- Genre: Game show; Reality; Variety show;
- Directed by: Glenn Weiss
- Presented by: Mo Gilligan
- Theme music composer: Adam Blackstone
- Country of origin: United Kingdom
- Original language: English
- No. of series: 1
- No. of episodes: 8

Production
- Executive producers: Will Macdonald; Andy Price; Pinki Chambers;
- Producers: Isabel Forte; Sapphire Dew;
- Production location: Universal Studios Lot Universal City, California
- Running time: 57 minutes
- Production companies: Monkey Kingdom; Universal Television Alternative Studio;

Original release
- Network: BBC One
- Release: 17 December 2022 – 4 February 2023

Related
- That's My Jam

= That's My Jam (British TV series) =

British game show

That's My Jam is a British television game show based on the American game show of the same name.
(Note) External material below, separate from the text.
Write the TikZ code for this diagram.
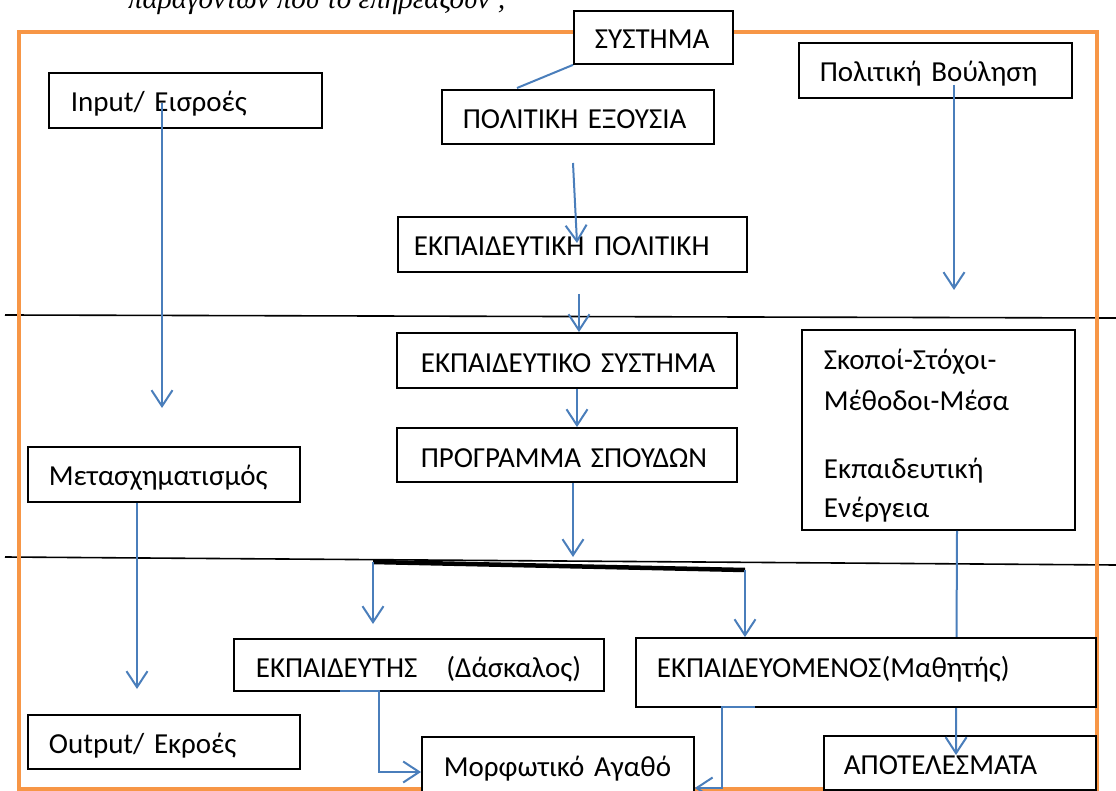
\documentclass[tikz,border=0pt]{standalone}
\usepackage{fontspec}
\setmainfont{Carlito}
\newfontfamily\serifgr{Liberation Serif}
\usetikzlibrary{arrows.meta}
\definecolor{orangeF}{HTML}{F79646}
\definecolor{blueC}{HTML}{4A7EBB}
\begin{document}
\begin{tikzpicture}[x=1pt,y=-1pt,
  box/.style={draw=black, line width=1.8pt, fill=white, anchor=base west, inner ysep=0pt,
              font=\fontsize{29}{34}\selectfont},
  conn/.style={draw=blueC, line width=2pt},
  arr/.style={conn, -{Straight Barb[length=16pt,width=21pt]}},
  sepline/.style={draw=black, line width=1.6pt},
  frame/.style={draw=orangeF, line width=4.5pt}]
\useasboundingbox (0,0) rectangle (1116,791);

% clipped heading line (cut at the top edge, as in the reference)
\begin{scope}
\clip (0,0) rectangle (1116,791);
\node[anchor=base west, inner sep=0pt, font=\serifgr\itshape\fontsize{29}{34}\selectfont] (hdr) at (128,9) {παραγόντων που το επηρεάζουν ;};
\end{scope}

% separator lines
\coordinate (l1a) at (5,315);
\coordinate (l1b) at (1116,318);
\coordinate (l2a) at (5,557);
\coordinate (l2b) at (1116,565);
\draw[sepline] (l1a) -- (l1b);
\draw[sepline] (l2a) -- (l2b);

% orange frame
\coordinate (fa) at (19,32);
\coordinate (fb) at (1097,789);
\draw[frame] (fa) rectangle (fb);

% boxes
\node[box, inner xsep=21pt, text width=117pt, text height=38pt, text depth=15pt] (sys) at (573,49) {\mbox{ΣΥΣΤΗΜΑ}};
\node[box, inner xsep=21pt, text width=230pt, text height=39pt, text depth=15pt] (pe) at (441,129) {\mbox{ΠΟΛΙΤΙΚΗ ΕΞΟΥΣΙΑ}};
\node[box, inner xsep=22pt, text width=229pt, text height=39pt, text depth=16pt] (inp) at (48,112) {\mbox{Input/ Εισροές}};
\node[box, inner xsep=21pt, text width=231pt, text height=39pt, text depth=16pt] (pv) at (798,82) {\mbox{Πολιτική Βούληση}};
\node[box, inner xsep=16pt, text width=317pt, text height=39pt, text depth=16pt] (ep) at (397,256) {\mbox{ΕΚΠΑΙΔΕΥΤΙΚΗ ΠΟΛΙΤΙΚΗ}};
\node[box, inner xsep=24pt, text width=292pt, text height=40pt, text depth=15pt] (es) at (396,373) {\mbox{ΕΚΠΑΙΔΕΥΤΙΚΟ ΣΥΣΤΗΜΑ}};
\node[box, inner xsep=24pt, text width=292pt, text height=39pt, text depth=15pt] (ps) at (396,467) {\mbox{ΠΡΟΓΡΑΜΜΑ ΣΠΟΥΔΩΝ}};
\node[box, align=left, inner xsep=22pt, text width=229pt, text height=40pt, text depth=160pt,
      font=\fontsize{29}{41}\selectfont] (sk) at (801,370)
      {\mbox{Σκοποί-Στόχοι-}\\ \mbox{Μέθοδοι-Μέσα}\\[27pt] \mbox{Εκπαιδευτική}\\[-2pt] \mbox{Ενέργεια}};
\node[box, inner xsep=21pt, text width=230pt, text height=38pt, text depth=17pt] (mt) at (27,485) {\mbox{Μετασχηματισμός}};
\node[box, inner xsep=22pt, text width=326pt, text height=38pt, text depth=14pt] (ekt) at (233,677) {\mbox{ΕΚΠΑΙΔΕΥΤΗΣ \ \ (Δάσκαλος)}};
\node[box, inner xsep=22pt, text width=228pt, text height=39pt, text depth=24pt] (ma) at (421,776) {\mbox{Μορφωτικό Αγαθό}};
\node[box, inner xsep=21pt, text width=230pt, text height=38pt, text depth=16pt] (out) at (27,753) {\mbox{Output/ Εκροές}};
\node[box, inner xsep=20pt, text width=232pt, text height=38pt, text depth=16pt] (ap) at (823,774) {\mbox{ΑΠΟΤΕΛΕΣΜΑΤΑ}};

% connectors
\coordinate (sysE) at (517,88);
\draw[conn] (sys.south west) -- (sysE);

\coordinate (inS) at (162,103);
\coordinate (inE) at (162,408);
\draw[arr] (inS) -- (inE);

\coordinate (pvS) at (954,85);
\coordinate (pvE) at (954,290);
\draw[arr] (pvS) -- (pvE);

\coordinate (peS) at (573,163);
\coordinate (peE) at (577,243);
\draw[arr] (peS) -- (peE);

\coordinate (epS) at (579,294);
\draw[arr] (epS) -- (es.north -| epS);

\coordinate (esx) at (577,0);
\draw[arr] (es.south -| esx) -- (ps.north -| esx);

\coordinate (psx) at (573,0);
\coordinate (psE) at (573,557);
\draw[arr] (ps.south -| psx) -- (psE);

\coordinate (mtx) at (137,0);
\coordinate (mtE) at (137,689);
\draw[arr] (mt.south -| mtx) -- (mtE);

\coordinate (bL) at (373,562);
\coordinate (bR) at (745,570);
\draw[draw=black, line width=4.5pt] (bL) -- (bR);
\coordinate (bLE) at (373,624);
\draw[arr] (bL) -- (bLE);

\coordinate (skx) at (957,0);
\coordinate (skE) at (956,755);
\draw[arr] (sk.south -| skx) -- (skE);

\node[box, inner xsep=21pt, text width=418pt, text height=39pt, text depth=30pt] (ekm) at (635,677) {\mbox{ΕΚΠΑΙΔΕΥΟΜΕΝΟΣ(Μαθητής)}};

\draw[arr] (bR) -- (ekm.north -| bR);

\coordinate (k1) at (340,691);
\coordinate (k2) at (379,691);
\coordinate (k3) at (379,772);
\draw[arr] (k1) -- (k2) -- (k3) -- (ma.west |- k3);

\coordinate (m1) at (755,707);
\coordinate (m2) at (722,707);
\coordinate (m3) at (722,788);
\draw[arr] (m1) -- (m2) -- (m3) -- (ma.east |- m3);
\end{tikzpicture}
\end{document}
It premiered on 17 December 2022 on BBC One and is hosted by British comedian Mo Gilligan.

== Format ==
The game features celebrity teams competing in music-themed challenges, such as "Mixtape Medley Showdown", "Slay It, Don't Spray It", "Wheel of Musical Impressions" and "Take On Mo".

== Production ==
In December 2021, it was reported that the BBC would be developing a British adaptation of That's My Jam with Mo Gilligan as host. In August 2022, the series was officially announced, with filming taking place in Los Angeles. In December 2022, it was announced that the show would premiere on BBC One on 17 December 2022.

== Episodes ==

| No. | Title | Original release date | U.K. viewers (millions) |
|---|---|---|---|
| 1 | "Alesha Dixon & Michelle Visage vs. Kevin McHale & Jenna Ushkowitz" | 17 December 2022 | 2.7 |
| 2 | "Nicole Scherzinger & Thom Evans vs. Joey Fatone & Aloe Blacc" | 24 December 2022 | N/A |
| 3 | "Amber Riley & Donny Osmond vs. Shawn Stockman & Wanyá Morris" | 31 December 2022 | N/A |
| 4 | "Becky Hill & Jason Derulo vs. Salt-N-Pepa" | 7 January 2023 | N/A |
| 5 | "Camilla Luddington & Chris Carmack vs. Kimberly Wyatt & Gina Yashere" | 14 January 2023 | N/A |
| 6 | "Tom Grennan & Patsy Palmer vs. Tom Ellis & Billy Boyd" | 21 January 2023 | 1.8 |
| 7 | "Courtney Act & The Vivienne vs. Ricki Lake & Reggie Watts" | 28 January 2023 | 1.3 |
| 8 | "Chrishell Stause & Mary Fitzgerald vs. Lucy Davis & David Koechner" | 4 February 2023 | 1.5 |

== Reception ==
Despite its success in the US, the show received poor reception from UK audiences and critics. Jack Seale of The Guardian gave the show two-out-of-five stars, calling the show "awkward". Michael Hogan of The Daily Telegraph gave the show one star out of five, criticizing the lack of British participants and calling it "embarrassing" and "clattering". Katie Timms of The Plymouth Herald gathered audience reactions which mainly gave negative feedback, some deemed it as "the worst programme on Saturday night television".